Doing Family History
Just about everyone has some family papers somewhere — maybe just a photo or shoebox-full, or the birth certificates or wills of one’s forebears. There might also be letters, diaries, journals or other papers. Or there might be an attic full of what some people call ‘junk’, but which to any avid historian or archivist could be a treasure chest full of gold.
The question is what to do with it all. Firstly, please don’t put your faith in today’s technology and think that papers can be scanned and then the originals thrown away. No. What happens when today’s scanning technology is superseded by something new and your old scans are unreadable, the laptop has died and the software no longer available? Keep the originals. Keep them dry, without plastic or staples or rubber bands or ring folders or anything that might rust or decay. Just paper, in preferably acid-free cartons, will last best, no matter what.

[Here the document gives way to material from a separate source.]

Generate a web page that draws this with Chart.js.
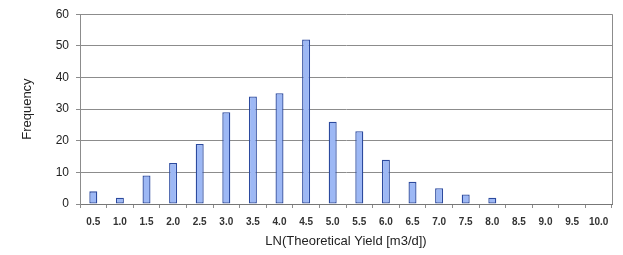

Secondly, think about what sort of outcome you want for your family’s pasts. Is there a particular puzzle you want resolved? Do you wish your children were interested but know they are not? Do you have a dream of a little book or image collection? Would you simply be happy if your family papers were kept somewhere safely without you having to be bothered about them?
Thirdly, grab your oldies immediately! Think through who are the oldest members of your family and track them down. Sit with them over innumerable cups of tea (or favoured tipple) and take them through the unlabelled photos you have, ask them who is who, what are they doing in this picture, why did great grandmother leave her home town, and much more. Record those chats and take notes. Grab those memories before the most basic deadline of all hits and that source is lost.
Fourthly, think about bringing in some professional help. We know where the bodies are buried — or at least where to find out if and where and when they were buried. We can solve puzzles, track down sources and people, and tell you things you never knew were possible to know. We can produce records to interest your grandchildren, skipping that pesky first generation. We can research and write those books and repair and preserve those images. We can advise where diverse family records might find a proper home. We might even be able to bring your family back into one piece again, no matter the scale of change over time and place.
With apologies to Tolstoy: Family histories are never all alike; every family history can be done in its own way.